Asian stocks steady as Southeast Asia outperforms

stock
Photo: Reuters

HONG KONG - Asian stocks steadied on Monday, underpinned by a rally in Southeast Asian stocks that drove Jarkata to a record peak as foreign investors keep chasing its surprisingly strong growth momentum.

Major European shares opened 0.4 percent higher and futures for the S&P 500, Dow Jones and Nasdaq were up 0.1 to 0.2 percent, pointing to a slightly firmer start for US trade.

Inconclusive weekend elections in Australia briefly pulled its dollar down to a one-month trough although shares in miners rose as investors bet a proposed new tax on coal and iron ore profits may never be introduced.

A wave of mergers in Asia is also boosting values as acquirers leverage on relatively lower valuations and cheap funding costs to buy companies. An estimated $58 billion worth of mergers involving Asian companies were playing out during the day.

"We are seeing this as an extremely stocks selective market.
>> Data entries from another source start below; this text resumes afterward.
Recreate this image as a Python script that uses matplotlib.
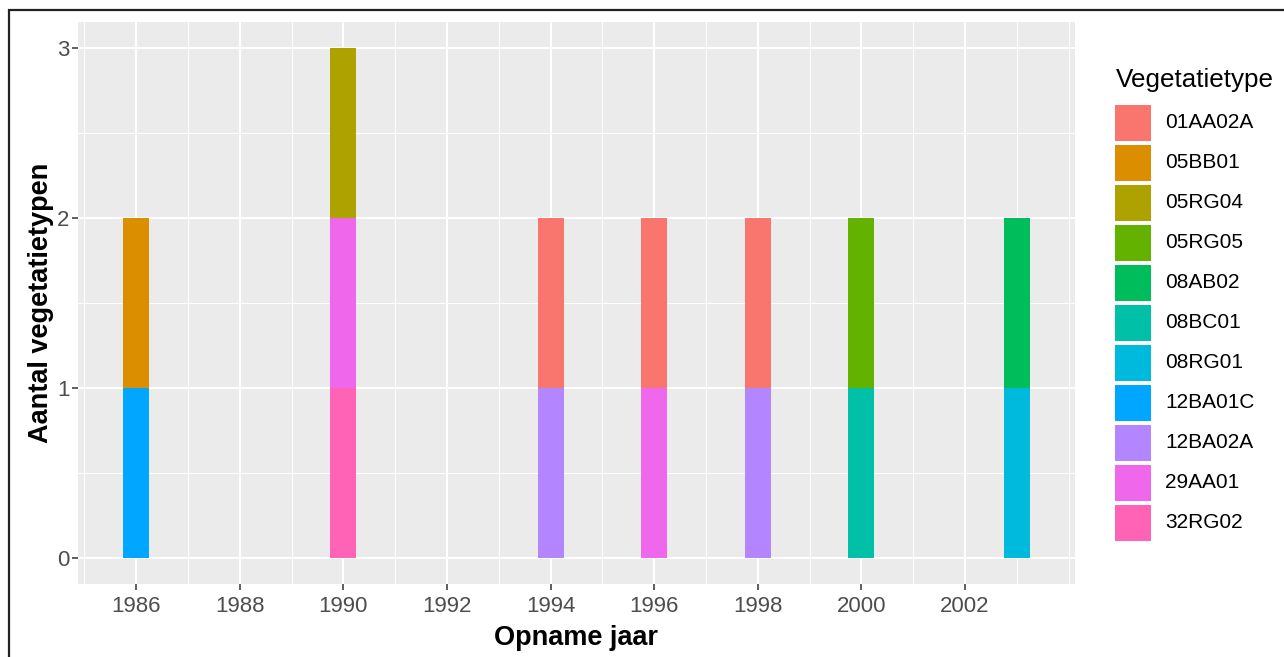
import numpy as np
import matplotlib.pyplot as plt
from matplotlib.patches import Rectangle

plt.rcParams["font.family"] = ["Liberation Sans", "DejaVu Sans"]

# Vegetation types (legend order) and ggplot hue colours
veg_types = ["01AA02A", "05BB01", "05RG04", "05RG05", "08AB02", "08BC01",
             "08RG01", "12BA01C", "12BA02A", "29AA01", "32RG02"]
veg_colors = ["#F8766D", "#DB8E00", "#AEA200", "#64B200", "#00BD5C", "#00C1A7",
              "#00BADE", "#00A6FF", "#B385FF", "#EF67EB", "#FF63B6"]

# one record per (year, type), count 1 each
years = [1986, 1986, 1990, 1990, 1990, 1994, 1994, 1996, 1996, 1998, 1998,
         2000, 2000, 2003, 2003]
types = ["05BB01", "12BA01C", "05RG04", "29AA01", "32RG02", "01AA02A", "12BA02A",
         "01AA02A", "29AA01", "01AA02A", "12BA02A", "05RG05", "08BC01",
         "08AB02", "08RG01"]
counts = [1] * len(years)

x_ticks = list(range(1986, 2003, 2))
y_ticks = [0, 1, 2, 3]

W, H = 1284, 657
fig = plt.figure(figsize=(W / 100, H / 100), dpi=100)

# outer border of the exported image
fig.patches.append(Rectangle((9 / W, -0.1), 1.2, (H - 10) / H + 0.1,
                             transform=fig.transFigure, fill=False,
                             edgecolor="#222222", linewidth=1.6))

# panel in pixel terms: x 78..1075, y 22..584
px_l, px_r, px_t, px_b = 78, 1075, 22, 584
ax = fig.add_axes([px_l / W, (H - px_b) / H, (px_r - px_l) / W, (px_b - px_t) / H])
ax.set_facecolor("#EBEBEB")

# stack: later factor levels at the bottom (ggplot position_stack)
bottoms = {}
order = sorted(range(len(years)), key=lambda i: -veg_types.index(types[i]))
for i in order:
    y0 = bottoms.get(years[i], 0)
    ax.bar(years[i], counts[i], width=0.5, bottom=y0,
           color=veg_colors[veg_types.index(types[i])], linewidth=0, zorder=3)
    bottoms[years[i]] = y0 + counts[i]

ax.set_xlim(1984.875, 2004.125)
ax.set_ylim(-0.15, 3.15)

for v in x_ticks:
    ax.axvline(v, color="white", lw=1.5, zorder=1)
for v in list(range(1985, 2004, 2)) + [2004]:
    ax.axvline(v, color="white", lw=0.7, zorder=1)
for v in y_ticks:
    ax.axhline(v, color="white", lw=1.5, zorder=1)
for v in [0.5, 1.5, 2.5]:
    ax.axhline(v, color="white", lw=0.7, zorder=1)

ax.set_xticks(x_ticks)
ax.set_yticks(y_ticks)
ax.tick_params(axis="both", length=4.5, width=1.1, color="#333333",
               labelcolor="#4D4D4D", labelsize=16)
ax.tick_params(axis="x", pad=4.5)
ax.tick_params(axis="y", pad=1.5)
for s in ax.spines.values():
    s.set_visible(False)

ax.set_xlabel("Opname jaar", fontsize=19.5, fontweight="bold")
ax.set_ylabel("Aantal vegetatietypen", fontsize=19.5, fontweight="bold")
ax.xaxis.set_label_coords(0.5, (px_b - 625) / (px_b - px_t))
ax.yaxis.set_label_coords((54 - px_l) / (px_r - px_l), 0.5)

# legend drawn in pixel coordinates
lg = fig.add_axes([0, 0, 1, 1], zorder=5)
lg.set_xlim(0, W)
lg.set_ylim(H, 0)
lg.axis("off")
lg.text(1116, 80, "Vegetatietype", fontsize=18.7, va="center", ha="left")
for k, (name, col) in enumerate(zip(veg_types, veg_colors)):
    yc = 123 + k * 40
    lg.add_patch(Rectangle((1115, yc - 18), 36, 36, facecolor=col,
                           edgecolor="none"))
    lg.text(1165, yc, name, fontsize=15, va="center", ha="left")

fig.savefig("out.png", dpi=100)
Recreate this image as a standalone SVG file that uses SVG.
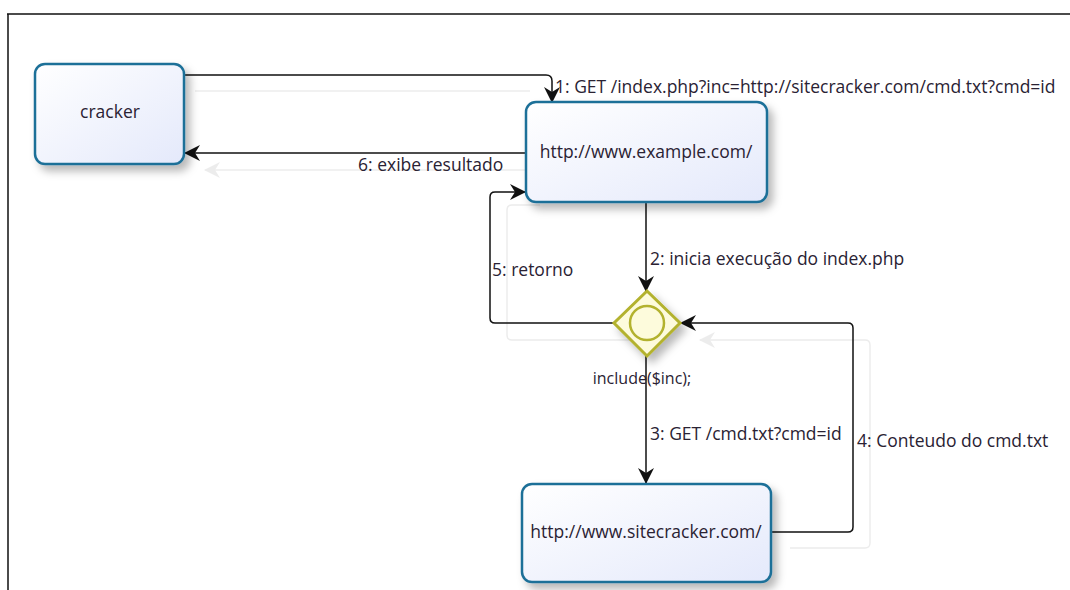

In Asia the markets that are holding up better are the Southeast Asian markets as investors have been very specific about picking markets where companies have sustainable earnings," said Linda Csellak, head of Asia-Pacific equities at MFC Global Investment Management.

The MSCI index of Asia Pacific ex-Japan stocks was flat with the resources sector outperforming the rest of the market.

In Japan, where the yen currency has rattled investors in recent weeks, shares extended losses amid worries a strong yen would derail the fragile economic recovery.

The Nikkei average inched to a nine-month closing low, shedding 0.7 percent and holding just above a critical technical support at around 9,100.

The decline follows Friday's 2 percent fall as corporate performance jitters grew in the wake of the yen's strength against the dollar.

"Governments around the world are allowing their currencies to weaken, and if Japan doesn't do anything about the strength in the yen it could appreciate further and that would put pressure on Japanese stocks," said Masahiko Sato, an executive director at Nomura Securities' equity marketing department.

Japanese Prime Minister Naoto Kan and Bank of Japan Governor Masaaki Shirakawa discussed the yen and agreed to work closely in a phone conversation on Monday, but Kan did not ask the central bank to ease monetary policy further.

The dollar fell 0.3 percent to 85.35 yen, within striking distance of 84.72 yen hit earlier this month, its lowest since July 1995.

Indonesia, Asia's second-best performing stock market this year, rose to an all-time high and Malaysia's index struck its highest in 2- years, outpacing regional giants Australia and Japan, both of which ended the day with losses.

Oil rebounded to above $74 a barrel but stayed close to six week lows amid concerns about a global economic recovery.